> DIRECTIONS: Make an exact copy of the lines, leaving the pictures out.

> DATA EXCERPT:

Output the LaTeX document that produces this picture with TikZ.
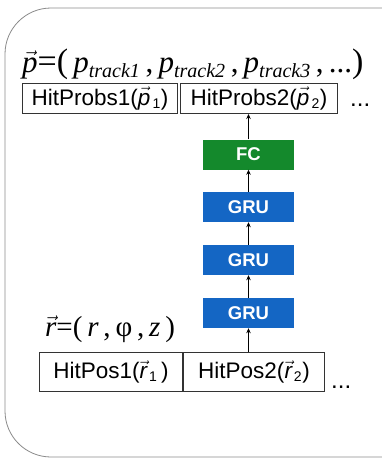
\documentclass[tikz,border=0pt]{standalone}
\usepackage{fontspec}
\setmainfont{Liberation Serif}
\setsansfont{Liberation Sans}
\usetikzlibrary{arrows.meta,positioning}
\definecolor{grublue}{HTML}{1466C4}
\definecolor{fcgreen}{HTML}{14892C}
\definecolor{framegray}{HTML}{8A8A8A}
\newcommand{\vecit}[1]{$\vec{\hbox{\itshape #1}}$}
\newcommand{\subsc}[1]{\textsubscript{\itshape\fontsize{20}{20}\selectfont #1}}
\newcommand{\idx}[1]{\kern2pt\textsubscript{\fontsize{14}{14}\selectfont #1}}
\tikzset{
  frame/.style={draw=framegray,line width=0.8pt,rounded corners=46pt},
  formula/.style={font=\fontsize{31}{34}\selectfont,anchor=base west,inner sep=0pt},
  hitbox/.style={draw=black!80,line width=1pt,font=\sffamily\fontsize{22.5}{25}\selectfont,inner sep=0pt,anchor=north west},
  layer/.style={font=\sffamily\bfseries\fontsize{18.5}{20}\selectfont,text=white,minimum width=91pt,minimum height=30pt,inner sep=0pt},
  gru/.style={layer,fill=grublue},
  fc/.style={layer,fill=fcgreen},
  dots/.style={font=\sffamily\fontsize{24}{26}\selectfont,anchor=base west,inner sep=0pt},
  arr/.style={-{Stealth[length=5pt,width=4.5pt]},draw=black,line width=0.9pt}
}
\begin{document}
\begin{tikzpicture}[x=1pt,y=-1pt]
\useasboundingbox (0,0) rectangle (382,461);
\begin{scope}
\clip (0,0) rectangle (382,461);
\draw[frame] (5,8) rectangle (430,457);
\end{scope}
% output side
\node[formula] (pform) at (22,72) {\vecit{p}{\fontsize{34}{34}\selectfont=(}\,{\itshape p}\subsc{track1}\,,\,{\itshape p}\subsc{track2}\,,\,{\itshape p}\subsc{track3}\,,\,...{\fontsize{34}{34}\selectfont)}};
\node[hitbox,minimum width=155pt,minimum height=30pt] (prob1) at (22,83) {HitProbs1(\vecit{p}\idx{1})};
\node[hitbox,minimum width=157pt,minimum height=30pt] (prob2) at (180,83) {HitProbs2(\vecit{p}\idx{2})};
\node[dots] (pdots) at (350,106) {...};
% network
\node[fc] (fc) at (248.5,154.5) {FC};
\node[gru] (gru1) at (248.5,207) {GRU};
\node[gru] (gru2) at (248.5,260) {GRU};
\node[gru] (gru3) at (248.5,313) {GRU};
% input side
\node[formula,font=\fontsize{29}{32}\selectfont] (rform) at (45,336) {\vecit{r}=(\,{\itshape r}\,,\,φ\,,\,{\itshape z}\,)};
\node[hitbox,minimum width=143pt,minimum height=39pt] (pos1) at (39,352) {HitPos1(\vecit{r}\idx{1}\,)};
\node[hitbox,minimum width=141pt,minimum height=39pt] (pos2) at (183,352) {HitPos2(\vecit{r}\idx{2})};
\node[dots] (rdots) at (331,388) {...};
% connections
\draw[arr] (pos2.north -| gru3) -- (gru3);
\draw[arr] (gru3) -- (gru2);
\draw[arr] (gru2) -- (gru1);
\draw[arr] (gru1) -- (fc);
\draw[arr] (fc) -- (prob2.south -| fc);
\end{tikzpicture}
\end{document}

> EXERCISE RESPONSE:
Output the LaTeX document that produces this picture with TikZ.
\documentclass[tikz,border=0pt]{standalone}
\usepackage{fontspec}
\setmainfont{Liberation Serif}
\setsansfont{Liberation Sans}
\usetikzlibrary{arrows.meta,positioning}
\definecolor{grublue}{HTML}{1466C4}
\definecolor{fcgreen}{HTML}{14892C}
\definecolor{framegray}{HTML}{8A8A8A}
\newcommand{\vecit}[1]{$\vec{\hbox{\itshape #1}}$}
\newcommand{\subsc}[1]{\textsubscript{\itshape\fontsize{20}{20}\selectfont #1}}
\newcommand{\idx}[1]{\kern2pt\textsubscript{\fontsize{14}{14}\selectfont #1}}
\tikzset{
  frame/.style={draw=framegray,line width=0.8pt,rounded corners=46pt},
  formula/.style={font=\fontsize{31}{34}\selectfont,anchor=base west,inner sep=0pt},
  hitbox/.style={draw=black!80,line width=1pt,font=\sffamily\fontsize{22.5}{25}\selectfont,inner sep=0pt,anchor=north west},
  layer/.style={font=\sffamily\bfseries\fontsize{18.5}{20}\selectfont,text=white,minimum width=91pt,minimum height=30pt,inner sep=0pt},
  gru/.style={layer,fill=grublue},
  fc/.style={layer,fill=fcgreen},
  dots/.style={font=\sffamily\fontsize{24}{26}\selectfont,anchor=base west,inner sep=0pt},
  arr/.style={-{Stealth[length=5pt,width=4.5pt]},draw=black,line width=0.9pt}
}
\begin{document}
\begin{tikzpicture}[x=1pt,y=-1pt]
\useasboundingbox (0,0) rectangle (382,461);
\begin{scope}
\clip (0,0) rectangle (382,461);
\draw[frame] (5,8) rectangle (430,457);
\end{scope}
% output side
\node[formula] (pform) at (22,72) {\vecit{p}{\fontsize{34}{34}\selectfont=(}\,{\itshape p}\subsc{track1}\,,\,{\itshape p}\subsc{track2}\,,\,{\itshape p}\subsc{track3}\,,\,...{\fontsize{34}{34}\selectfont)}};
\node[hitbox,minimum width=155pt,minimum height=30pt] (prob1) at (22,83) {HitProbs1(\vecit{p}\idx{1})};
\node[hitbox,minimum width=157pt,minimum height=30pt] (prob2) at (180,83) {HitProbs2(\vecit{p}\idx{2})};
\node[dots] (pdots) at (350,106) {...};
% network
\node[fc] (fc) at (248.5,154.5) {FC};
\node[gru] (gru1) at (248.5,207) {GRU};
\node[gru] (gru2) at (248.5,260) {GRU};
\node[gru] (gru3) at (248.5,313) {GRU};
% input side
\node[formula,font=\fontsize{29}{32}\selectfont] (rform) at (45,336) {\vecit{r}=(\,{\itshape r}\,,\,φ\,,\,{\itshape z}\,)};
\node[hitbox,minimum width=143pt,minimum height=39pt] (pos1) at (39,352) {HitPos1(\vecit{r}\idx{1}\,)};
\node[hitbox,minimum width=141pt,minimum height=39pt] (pos2) at (183,352) {HitPos2(\vecit{r}\idx{2})};
\node[dots] (rdots) at (331,388) {...};
% connections
\draw[arr] (pos2.north -| gru3) -- (gru3);
\draw[arr] (gru3) -- (gru2);
\draw[arr] (gru2) -- (gru1);
\draw[arr] (gru1) -- (fc);
\draw[arr] (fc) -- (prob2.south -| fc);
\end{tikzpicture}
\end{document}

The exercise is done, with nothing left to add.